Geo::Distance - Calculate Distances and Closest Locations

=head1 SYNOPSIS

  use Geo::Distance;
  my $geo = new Geo::Distance;
  $geo->formula('hsin');
  $geo->reg_unit( 'toad_hop', 200120 );
  $geo->reg_unit( 'frog_hop' => 6 => 'toad_hop' );
  my $distance = $geo->distance( 'unit_type', $lon1,$lat1 => $lon2,$lat2 );
  my $locations = $geo->closest(
    dbh => $dbh,
    table => $table,
    lon => $lon,
    lat => $lat,
    unit => $unit_type,
    distance => $dist_in_unit
  );

=head1 DESCRIPTION

This perl library aims to provide as many tools to make it as simple as possible to calculate 
distances between geographic points, and anything that can be derived from that.  Currently 
there is support for finding the closest locations within a specified distance, to find the 
closest number of points to a specified point, and to do basic point-to-point distance 
calculations.

=head1 DECOMMISSIONED

The L<GIS::Distance> module is being worked on as a replacement for this module.  In the
near future Geo::Distance will become a lightweight wrapper around GIS::Distance so that
legacy code benefits from fixes to GIS::Distance through the old Geo::Distance API.  For
any new developement I suggest that you look in to GIS::Distance.

=head1 STABILITY

The interface to Geo::Distance is fairly stable nowadays.  If this changes it 
will be noted here.

0.10 - The closest() method has a changed argument syntax and no longer supports array searches.
0.09 - Changed the behavior of the reg_unit function.
0.07 - OO only, and other changes all over.

=cut

use Carp;
use Math::Trig qw( great_circle_distance deg2rad rad2deg acos pi asin tan atan );
use constant KILOMETER_RHO => 6371.64;

=head1 PROPERTIES

=head2 UNITS

All functions accept a unit type to do the computations of distance with.  By default no units 
are defined in a Geo::Distance object.  You can add units with reg_unit() or create some default 
units with default_units().

=head2 LATITUDE AND LONGITUDE

When a function needs a longitude and latitude, they must always be in decimal degree format.
Here is some sample code for converting from other formats to decimal:

  # DMS to Decimal
  my $decimal = $degrees + ($minutes/60) + ($seconds/3600);
  
  # Precision Six Integer to Decimal
  my $decimal = $integer * .000001;

If you want to convert from decimal radians to degrees you can use Math::Trig's rad2deg function.

=head1 METHODS

=head2 new

  my $geo = new Geo::Distance;
  my $geo = new Geo::Distance( no_units=>1 );

Returns a blessed Geo::Distance object.  The new constructor accepts one optional 
argument.

  no_units - Whether or not to load the default units.
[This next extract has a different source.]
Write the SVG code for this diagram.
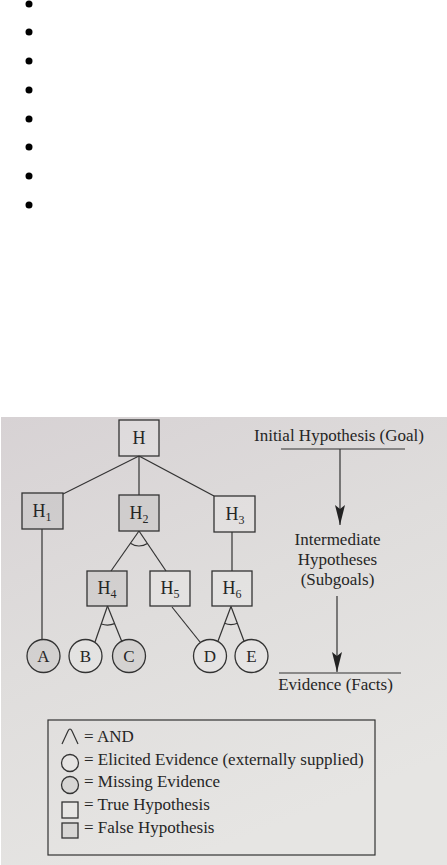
<svg xmlns="http://www.w3.org/2000/svg" width="447" height="865" viewBox="0 0 447 865">
<defs>
<linearGradient id="paper" x1="0" y1="0" x2="0.4" y2="1">
<stop offset="0" stop-color="#d7d2d4"/>
<stop offset="0.5" stop-color="#dfdddc"/>
<stop offset="1" stop-color="#e6e5e3"/>
</linearGradient>
<marker id="arr" viewBox="0 0 20 10" refX="20" refY="5" markerWidth="20" markerHeight="10" markerUnits="userSpaceOnUse" orient="auto">
<path d="M0,0 L4,5 L0,10 L20,5 Z" fill="#222"/>
</marker>
</defs>
<style>
.bul{fill:#000}
.ln{stroke:#333;stroke-width:1.2;fill:none}
.box{stroke:#333;stroke-width:1.3}
.t{fill:#fff;fill-opacity:0.15}
.f{fill:#000;fill-opacity:0.05}
.tx{font-family:"Liberation Serif","Times New Roman",serif;fill:#262626}
.lbl{font-size:18px;text-anchor:middle}
.sub{font-size:12px}
.cap{font-size:17px}
</style>
<g id="bullets">
<circle class="bul" cx="29" cy="4" r="3.5"/>
<circle class="bul" cx="29" cy="32" r="3.5"/>
<circle class="bul" cx="29" cy="61" r="3.5"/>
<circle class="bul" cx="29" cy="90" r="3.5"/>
<circle class="bul" cx="29" cy="119" r="3.5"/>
<circle class="bul" cx="29" cy="147" r="3.5"/>
<circle class="bul" cx="29" cy="176" r="3.5"/>
<circle class="bul" cx="29" cy="205" r="3.5"/>
</g>
<rect x="1" y="417" width="446" height="448" fill="url(#paper)"/>
<g id="connectors">
<line class="ln" x1="139" y1="456" x2="63" y2="494"/>
<line class="ln" x1="139" y1="456" x2="139" y2="495"/>
<line class="ln" x1="139" y1="456" x2="214" y2="496"/>
<line class="ln" x1="42" y1="529" x2="42" y2="639"/>
<line class="ln" x1="232" y1="532" x2="232" y2="571"/>
<line class="ln" x1="139" y1="531" x2="111" y2="571"/>
<line class="ln" x1="139" y1="531" x2="166" y2="571"/>
<path class="ln" d="M130.4,543.3 A15,15 0 0 0 147.4,543.4"/>
<line class="ln" x1="107.5" y1="606" x2="95" y2="642"/>
<line class="ln" x1="107.5" y1="606" x2="122" y2="642"/>
<path class="ln" d="M101.3,624 A19,19 0 0 0 114.6,623.6"/>
<line class="ln" x1="172" y1="607" x2="200" y2="642"/>
<line class="ln" x1="231" y1="606.5" x2="218" y2="641"/>
<line class="ln" x1="231" y1="606.5" x2="244" y2="641"/>
<path class="ln" d="M224.5,623.3 A18,18 0 0 0 237.5,623.3"/>
</g>
<g id="H"><rect class="box t" x="119" y="420" width="40" height="36"/><text class="tx lbl" x="139" y="444">H</text></g>
<g id="H1"><rect class="box f" x="22" y="493" width="41" height="36"/><text class="tx lbl" x="42" y="517">H<tspan class="sub" dy="4">1</tspan></text></g>
<g id="H2"><rect class="box f" x="119" y="495" width="40" height="36"/><text class="tx lbl" x="139" y="519">H<tspan class="sub" dy="4">2</tspan></text></g>
<g id="H3"><rect class="box t" x="214" y="496" width="41" height="36"/><text class="tx lbl" x="235" y="520">H<tspan class="sub" dy="4">3</tspan></text></g>
<g id="H4"><rect class="box f" x="87" y="571" width="40" height="35"/><text class="tx lbl" x="107" y="594">H<tspan class="sub" dy="4">4</tspan></text></g>
<g id="H5"><rect class="box t" x="150" y="571" width="40" height="35"/><text class="tx lbl" x="170" y="594">H<tspan class="sub" dy="4">5</tspan></text></g>
<g id="H6"><rect class="box t" x="212" y="571" width="40" height="35"/><text class="tx lbl" x="232" y="594">H<tspan class="sub" dy="4">6</tspan></text></g>
<g id="A"><circle class="box f" cx="43.5" cy="656" r="16.5"/><text class="tx cap" x="43.5" y="662" text-anchor="middle">A</text></g>
<g id="B"><circle class="box t" cx="85.5" cy="656" r="16.5"/><text class="tx cap" x="85.5" y="662" text-anchor="middle">B</text></g>
<g id="C"><circle class="box f" cx="129" cy="656" r="16.5"/><text class="tx cap" x="129" y="662" text-anchor="middle">C</text></g>
<g id="D"><circle class="box t" cx="210" cy="656" r="16.5"/><text class="tx cap" x="210" y="662" text-anchor="middle">D</text></g>
<g id="E"><circle class="box t" cx="251.5" cy="656" r="16.5"/><text class="tx cap" x="251.5" y="662" text-anchor="middle">E</text></g>
<g id="levels">
<text class="tx cap" x="339" y="441" text-anchor="middle">Initial Hypothesis (Goal)</text>
<line class="ln" x1="281" y1="449" x2="405" y2="449"/>
<line class="ln" x1="340" y1="449" x2="340" y2="525" marker-end="url(#arr)"/>
<text class="tx cap" x="337.5" y="545" text-anchor="middle">Intermediate</text>
<text class="tx cap" x="337.5" y="565" text-anchor="middle">Hypotheses</text>
<text class="tx cap" x="337.5" y="585" text-anchor="middle">(Subgoals)</text>
<line class="ln" x1="337" y1="596" x2="337" y2="672" marker-end="url(#arr)"/>
<line class="ln" x1="279" y1="673" x2="401" y2="673"/>
<text class="tx cap" x="335.5" y="690" text-anchor="middle">Evidence (Facts)</text>
</g>
<g id="legend">
<rect x="48" y="720" width="327" height="135" fill="none" stroke="#333" stroke-width="1.2"/>
<path class="ln" d="M62,744 L68,731 Q70,727 72,731 L78,744"/>
<text class="tx cap" x="84" y="742">= AND</text>
<circle class="box t" cx="70" cy="763" r="8.5"/>
<text class="tx cap" x="84" y="765">= Elicited Evidence (externally supplied)</text>
<circle class="box f" cx="70" cy="785" r="8.5"/>
<text class="tx cap" x="84" y="787">= Missing Evidence</text>
<rect class="box t" x="62" y="802" width="16" height="16"/>
<text class="tx cap" x="84" y="810">= True Hypothesis</text>
<rect class="box f" x="62" y="823" width="16" height="15"/>
<text class="tx cap" x="84" y="833">= False Hypothesis</text>
</g>
</svg>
Defaults to 0 (false).
             kilometer, kilometre, meter, metre, centimeter, centimetre, millimeter, 
             millimetre, yard, foot, inch, light second, mile, nautical mile, 
             poppy seed, barleycorn, rod, pole, perch, chain, furlong, league, 
             fathom

=cut

sub new {
    my $class = shift;
    my $self = bless {}, $class;
    my %args = @_;
    
    $self->{formula} = 'hsin';
    $self->{units} = {};
    if(!$args{no_units}){
        $self->reg_unit( KILOMETER_RHO, 'kilometer' );
        $self->reg_unit( 1000, 'meter', => 'kilometer' );
        $self->reg_unit( 100, 'centimeter' => 'meter' );
        $self->reg_unit( 10, 'millimeter' => 'centimeter' );
        
        $self->reg_unit( 'kilometre' => 'kilometer' );
        $self->reg_unit( 'metre' => 'meter' );
        $self->reg_unit( 'centimetre' => 'centimeter' );
        $self->reg_unit( 'millimetre' => 'millimeter' );
        
        $self->reg_unit( 'mile' => 1609.344, 'meter' );
        $self->reg_unit( 'nautical mile' => 1852, 'meter' );
        $self->reg_unit( 'yard' => 0.9144, 'meter' );
        $self->reg_unit( 3, 'foot' => 'yard' );
        $self->reg_unit( 12, 'inch' => 'foot' );
        $self->reg_unit( 'light second' => 299792458, 'meter' );
        
        $self->reg_unit( 'poppy seed' => 2.11, 'millimeter' );
        $self->reg_unit( 'barleycorn' => 8.467, 'millimeter' );
        $self->reg_unit( 'rod' => 5.0292, 'meter' );
        $self->reg_unit( 'pole' => 'rod' );
        $self->reg_unit( 'perch' => 'rod' );
        $self->reg_unit( 'chain' => 20.1168, 'meter' );
        $self->reg_unit( 'furlong' => 201.168, 'meter' );
        $self->reg_unit( 'league' => 4.828032, 'kilometer' );
        $self->reg_unit( 1.8288, 'fathom' => 'meter' );
    }
    
    # Number of units in a single degree (lat or lon) at the equator.
    # Derived from: $geo->distance( 'kilometer', 10,0, 11,0 ) / $geo->{units}->{kilometer}
    $self->{deg_ratio} = 0.0174532925199433;

    return $self;
}

=head2 formula

  if($geo->formula eq 'hsin'){ ... }
  $geo->formula('cos');

Allows you to retrieve and set the formula that is currently being used to
calculate distances.  The available formulas are hsin, polar, cos and mt. hsin
is the default and mt/cos are deprecated in favor of hsin. Polar should be used
when calculating coordinates near the poles.

=cut

sub formula {
    my $self = shift;
    my $formula = shift;
    if( $formula !~ /^(mt|cos|hsin|polar|gcd|tv)$/s ){
        croak('Invalid formula (only mt, cos, hsin, polar, gcd and tv are supported)');
    }else{
        $self->{formula} = $formula;
    }
    return $formula;
}

=head2 reg_unit

  $geo->reg_unit( $radius, $key );
  $geo->reg_unit( $key1 => $key2 );
  $geo->reg_unit( $count1, $key1 => $key2 );
  $geo->reg_unit( $key1 => $count2, $key2 );
  $geo->reg_unit( $count1, $key1 => $count2, $key2 );

This method is used to create custom unit types.  There are several ways of calling it, 
depending on if you are defining the unit from scratch, or if you are basing it off 
of an existing unit (such as saying 12 inches = 1 foot ).  When defining a unit from 
scratch you pass the name and rho (radius of the earth in that unit) value.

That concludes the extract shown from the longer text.